* **Your instructions**
Go through the listing and copy each line with the string "this".
─── Data rows
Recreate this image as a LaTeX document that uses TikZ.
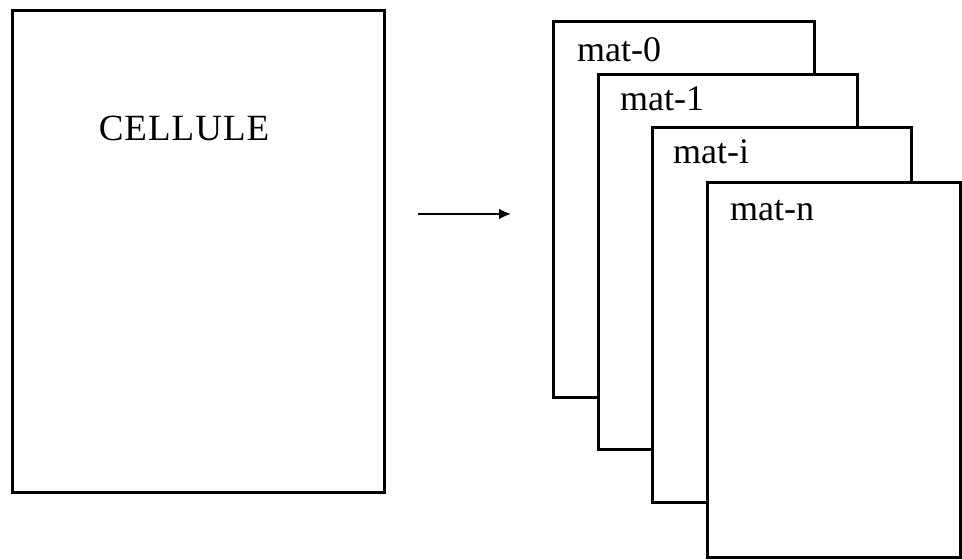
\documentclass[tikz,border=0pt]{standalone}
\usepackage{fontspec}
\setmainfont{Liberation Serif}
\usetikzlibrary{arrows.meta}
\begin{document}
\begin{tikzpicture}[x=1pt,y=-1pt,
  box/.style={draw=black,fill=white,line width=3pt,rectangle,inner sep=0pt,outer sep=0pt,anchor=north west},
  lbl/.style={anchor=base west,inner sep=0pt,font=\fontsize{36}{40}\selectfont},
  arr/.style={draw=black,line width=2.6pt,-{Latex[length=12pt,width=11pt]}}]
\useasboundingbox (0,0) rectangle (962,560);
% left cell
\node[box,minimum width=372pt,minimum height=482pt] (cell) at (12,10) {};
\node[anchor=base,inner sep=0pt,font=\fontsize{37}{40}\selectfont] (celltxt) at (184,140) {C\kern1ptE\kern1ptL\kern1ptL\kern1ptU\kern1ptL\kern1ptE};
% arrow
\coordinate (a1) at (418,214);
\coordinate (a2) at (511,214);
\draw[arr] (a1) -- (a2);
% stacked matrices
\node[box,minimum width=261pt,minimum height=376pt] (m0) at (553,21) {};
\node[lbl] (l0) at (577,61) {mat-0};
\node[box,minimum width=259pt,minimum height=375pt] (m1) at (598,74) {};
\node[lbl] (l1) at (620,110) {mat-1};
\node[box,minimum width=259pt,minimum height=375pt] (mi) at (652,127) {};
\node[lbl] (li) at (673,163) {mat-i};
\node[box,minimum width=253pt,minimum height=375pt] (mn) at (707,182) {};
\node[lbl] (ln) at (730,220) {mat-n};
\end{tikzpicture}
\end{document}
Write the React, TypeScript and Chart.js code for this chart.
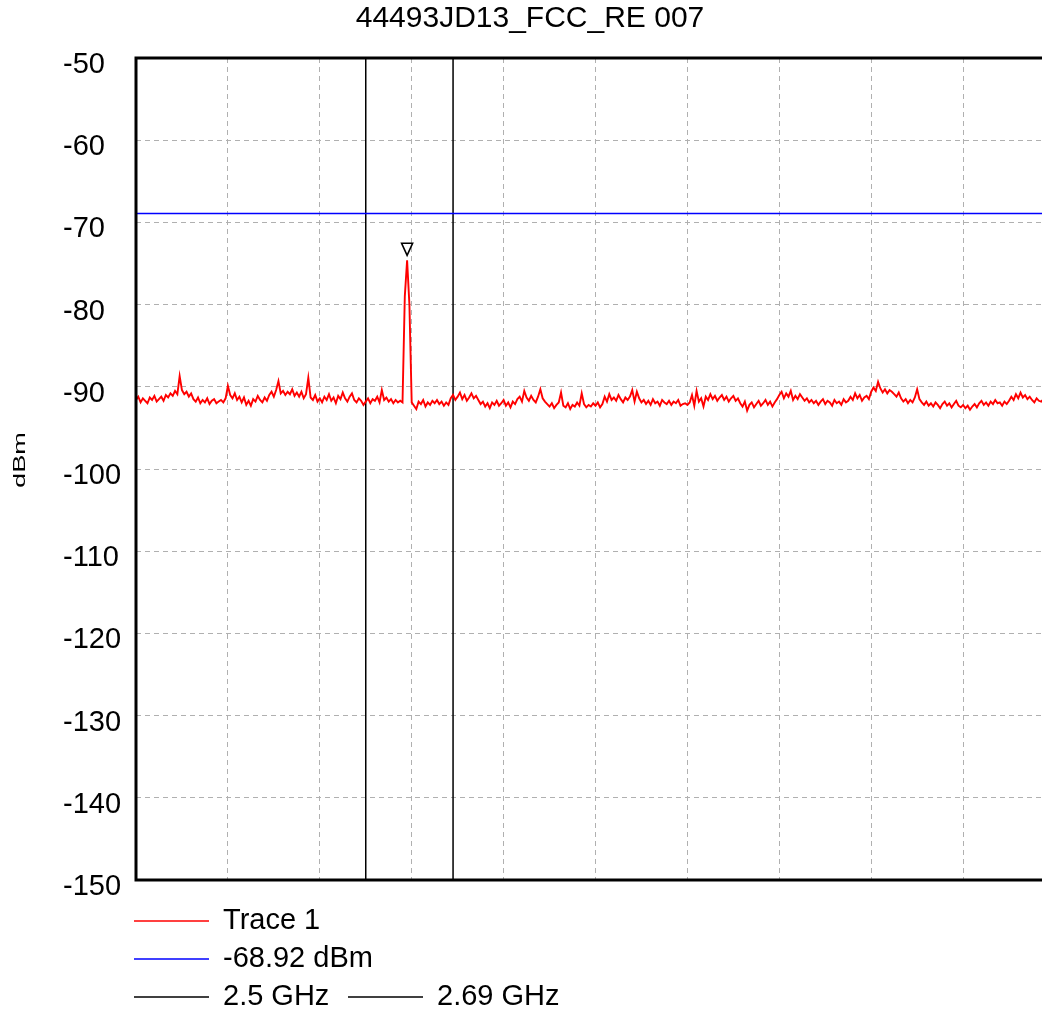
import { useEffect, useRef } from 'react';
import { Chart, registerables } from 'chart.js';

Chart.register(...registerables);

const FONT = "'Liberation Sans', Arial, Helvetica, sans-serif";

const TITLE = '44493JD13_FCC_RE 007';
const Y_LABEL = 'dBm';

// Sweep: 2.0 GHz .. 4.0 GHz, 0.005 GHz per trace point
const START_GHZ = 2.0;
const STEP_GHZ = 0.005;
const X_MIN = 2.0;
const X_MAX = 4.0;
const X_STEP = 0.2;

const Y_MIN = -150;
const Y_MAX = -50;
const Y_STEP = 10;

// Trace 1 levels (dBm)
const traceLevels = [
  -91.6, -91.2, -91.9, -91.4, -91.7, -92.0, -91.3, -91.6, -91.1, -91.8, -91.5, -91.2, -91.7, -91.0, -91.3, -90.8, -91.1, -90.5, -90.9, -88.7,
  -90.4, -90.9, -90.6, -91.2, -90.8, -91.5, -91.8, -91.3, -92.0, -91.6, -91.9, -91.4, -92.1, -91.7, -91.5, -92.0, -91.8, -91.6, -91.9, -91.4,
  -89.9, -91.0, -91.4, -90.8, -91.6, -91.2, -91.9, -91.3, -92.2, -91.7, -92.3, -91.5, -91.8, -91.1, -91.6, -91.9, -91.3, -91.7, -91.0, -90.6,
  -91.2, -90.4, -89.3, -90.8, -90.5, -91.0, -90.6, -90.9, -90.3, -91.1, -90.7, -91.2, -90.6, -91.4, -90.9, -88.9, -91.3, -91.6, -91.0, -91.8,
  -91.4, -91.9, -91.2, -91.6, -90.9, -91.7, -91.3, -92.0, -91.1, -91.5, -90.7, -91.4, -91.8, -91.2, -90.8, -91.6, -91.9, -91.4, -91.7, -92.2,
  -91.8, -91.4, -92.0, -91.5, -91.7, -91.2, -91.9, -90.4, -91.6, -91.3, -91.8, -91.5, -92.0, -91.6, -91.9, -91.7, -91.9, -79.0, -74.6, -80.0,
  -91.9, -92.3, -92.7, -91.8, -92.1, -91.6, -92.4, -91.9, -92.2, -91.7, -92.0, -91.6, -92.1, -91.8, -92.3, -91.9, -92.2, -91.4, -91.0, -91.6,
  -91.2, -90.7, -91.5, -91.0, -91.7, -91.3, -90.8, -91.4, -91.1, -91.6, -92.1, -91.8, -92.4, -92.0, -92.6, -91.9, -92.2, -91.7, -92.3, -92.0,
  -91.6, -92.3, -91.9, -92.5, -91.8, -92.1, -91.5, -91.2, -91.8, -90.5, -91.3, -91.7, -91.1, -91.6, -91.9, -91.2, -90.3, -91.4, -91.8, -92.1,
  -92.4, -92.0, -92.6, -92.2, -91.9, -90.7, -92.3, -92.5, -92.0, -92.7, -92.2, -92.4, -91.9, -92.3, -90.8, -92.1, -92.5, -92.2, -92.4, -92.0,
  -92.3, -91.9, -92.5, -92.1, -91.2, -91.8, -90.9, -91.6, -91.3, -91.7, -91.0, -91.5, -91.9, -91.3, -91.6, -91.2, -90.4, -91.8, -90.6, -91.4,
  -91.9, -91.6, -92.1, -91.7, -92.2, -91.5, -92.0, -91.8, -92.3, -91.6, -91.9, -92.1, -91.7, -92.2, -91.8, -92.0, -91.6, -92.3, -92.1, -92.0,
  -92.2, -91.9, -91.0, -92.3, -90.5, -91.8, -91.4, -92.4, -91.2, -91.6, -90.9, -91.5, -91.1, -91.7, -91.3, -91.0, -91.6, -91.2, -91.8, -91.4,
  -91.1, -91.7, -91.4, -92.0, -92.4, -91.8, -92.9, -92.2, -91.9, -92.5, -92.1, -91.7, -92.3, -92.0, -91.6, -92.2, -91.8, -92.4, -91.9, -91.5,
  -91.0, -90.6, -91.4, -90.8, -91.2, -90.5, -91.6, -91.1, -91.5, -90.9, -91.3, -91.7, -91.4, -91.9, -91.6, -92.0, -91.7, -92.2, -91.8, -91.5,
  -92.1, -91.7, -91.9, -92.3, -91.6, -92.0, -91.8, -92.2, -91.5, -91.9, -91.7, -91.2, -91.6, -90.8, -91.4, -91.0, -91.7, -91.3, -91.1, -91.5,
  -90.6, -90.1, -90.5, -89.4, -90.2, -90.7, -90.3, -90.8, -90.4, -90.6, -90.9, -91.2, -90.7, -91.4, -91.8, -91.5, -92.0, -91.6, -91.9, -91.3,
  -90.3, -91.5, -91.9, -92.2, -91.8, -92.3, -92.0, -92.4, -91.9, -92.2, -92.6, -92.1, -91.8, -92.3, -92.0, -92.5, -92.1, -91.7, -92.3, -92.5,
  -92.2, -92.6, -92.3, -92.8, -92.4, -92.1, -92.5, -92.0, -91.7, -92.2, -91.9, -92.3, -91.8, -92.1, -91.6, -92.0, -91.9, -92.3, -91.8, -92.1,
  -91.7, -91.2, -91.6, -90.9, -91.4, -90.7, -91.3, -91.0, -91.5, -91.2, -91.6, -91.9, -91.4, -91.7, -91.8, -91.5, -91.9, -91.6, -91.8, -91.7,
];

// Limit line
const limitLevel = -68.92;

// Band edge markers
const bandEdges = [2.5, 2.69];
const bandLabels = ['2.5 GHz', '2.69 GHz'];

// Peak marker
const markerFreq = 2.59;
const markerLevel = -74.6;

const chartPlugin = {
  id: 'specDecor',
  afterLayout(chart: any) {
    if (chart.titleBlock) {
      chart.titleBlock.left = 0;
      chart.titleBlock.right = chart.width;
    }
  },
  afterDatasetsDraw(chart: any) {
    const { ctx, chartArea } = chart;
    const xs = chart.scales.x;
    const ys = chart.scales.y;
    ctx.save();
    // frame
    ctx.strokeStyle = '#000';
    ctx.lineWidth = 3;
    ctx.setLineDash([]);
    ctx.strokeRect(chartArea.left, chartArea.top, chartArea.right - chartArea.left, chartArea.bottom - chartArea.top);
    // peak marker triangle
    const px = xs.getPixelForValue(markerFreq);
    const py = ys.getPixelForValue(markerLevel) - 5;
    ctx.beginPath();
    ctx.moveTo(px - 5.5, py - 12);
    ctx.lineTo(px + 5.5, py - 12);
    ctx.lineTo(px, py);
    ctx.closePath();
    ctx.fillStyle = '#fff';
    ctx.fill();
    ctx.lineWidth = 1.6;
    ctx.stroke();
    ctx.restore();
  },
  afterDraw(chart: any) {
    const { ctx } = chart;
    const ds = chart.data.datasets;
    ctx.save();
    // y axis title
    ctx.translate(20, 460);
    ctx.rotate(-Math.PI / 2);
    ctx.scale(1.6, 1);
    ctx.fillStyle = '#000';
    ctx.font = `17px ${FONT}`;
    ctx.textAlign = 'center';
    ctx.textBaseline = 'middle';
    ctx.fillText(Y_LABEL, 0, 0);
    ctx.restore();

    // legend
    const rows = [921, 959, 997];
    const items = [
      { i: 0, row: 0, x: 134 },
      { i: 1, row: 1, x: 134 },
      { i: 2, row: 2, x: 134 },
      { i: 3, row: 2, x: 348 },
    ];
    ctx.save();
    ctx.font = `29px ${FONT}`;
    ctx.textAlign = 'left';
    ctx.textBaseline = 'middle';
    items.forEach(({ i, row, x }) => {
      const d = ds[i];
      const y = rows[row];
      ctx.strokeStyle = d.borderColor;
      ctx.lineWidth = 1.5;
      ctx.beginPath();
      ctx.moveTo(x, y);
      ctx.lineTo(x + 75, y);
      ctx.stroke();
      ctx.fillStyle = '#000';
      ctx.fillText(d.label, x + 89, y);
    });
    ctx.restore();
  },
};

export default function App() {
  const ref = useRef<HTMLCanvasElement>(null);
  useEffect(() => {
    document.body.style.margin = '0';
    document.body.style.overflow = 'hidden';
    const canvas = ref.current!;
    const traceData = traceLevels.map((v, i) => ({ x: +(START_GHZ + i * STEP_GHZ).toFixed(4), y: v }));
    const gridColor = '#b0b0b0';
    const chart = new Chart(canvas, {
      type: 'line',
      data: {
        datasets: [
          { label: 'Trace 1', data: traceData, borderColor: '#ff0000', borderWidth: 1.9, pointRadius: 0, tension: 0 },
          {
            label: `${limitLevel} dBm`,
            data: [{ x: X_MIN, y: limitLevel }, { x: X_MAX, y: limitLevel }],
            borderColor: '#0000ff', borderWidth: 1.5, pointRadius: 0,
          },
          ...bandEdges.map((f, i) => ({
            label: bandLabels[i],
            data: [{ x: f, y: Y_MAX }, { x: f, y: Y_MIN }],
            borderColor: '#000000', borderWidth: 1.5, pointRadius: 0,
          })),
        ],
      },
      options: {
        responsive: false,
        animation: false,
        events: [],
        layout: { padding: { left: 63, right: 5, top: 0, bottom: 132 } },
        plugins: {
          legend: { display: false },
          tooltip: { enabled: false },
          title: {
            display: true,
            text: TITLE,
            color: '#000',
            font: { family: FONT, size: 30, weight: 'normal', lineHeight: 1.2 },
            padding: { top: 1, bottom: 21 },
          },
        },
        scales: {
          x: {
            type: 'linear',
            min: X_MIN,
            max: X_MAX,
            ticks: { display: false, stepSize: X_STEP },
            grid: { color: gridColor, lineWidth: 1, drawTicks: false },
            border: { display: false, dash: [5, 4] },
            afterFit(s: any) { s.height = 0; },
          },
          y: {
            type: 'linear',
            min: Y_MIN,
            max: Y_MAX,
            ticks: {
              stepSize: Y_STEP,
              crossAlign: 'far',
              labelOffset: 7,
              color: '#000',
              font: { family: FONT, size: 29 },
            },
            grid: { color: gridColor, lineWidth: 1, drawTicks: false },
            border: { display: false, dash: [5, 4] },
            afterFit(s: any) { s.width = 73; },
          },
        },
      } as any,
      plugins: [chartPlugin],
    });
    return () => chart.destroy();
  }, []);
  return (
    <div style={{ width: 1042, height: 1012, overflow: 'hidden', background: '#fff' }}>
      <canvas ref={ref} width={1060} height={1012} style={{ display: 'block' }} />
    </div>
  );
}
──────
* **Task response**
Recreate this image as a LaTeX document that uses TikZ.
Write the React, TypeScript and Chart.js code for this chart.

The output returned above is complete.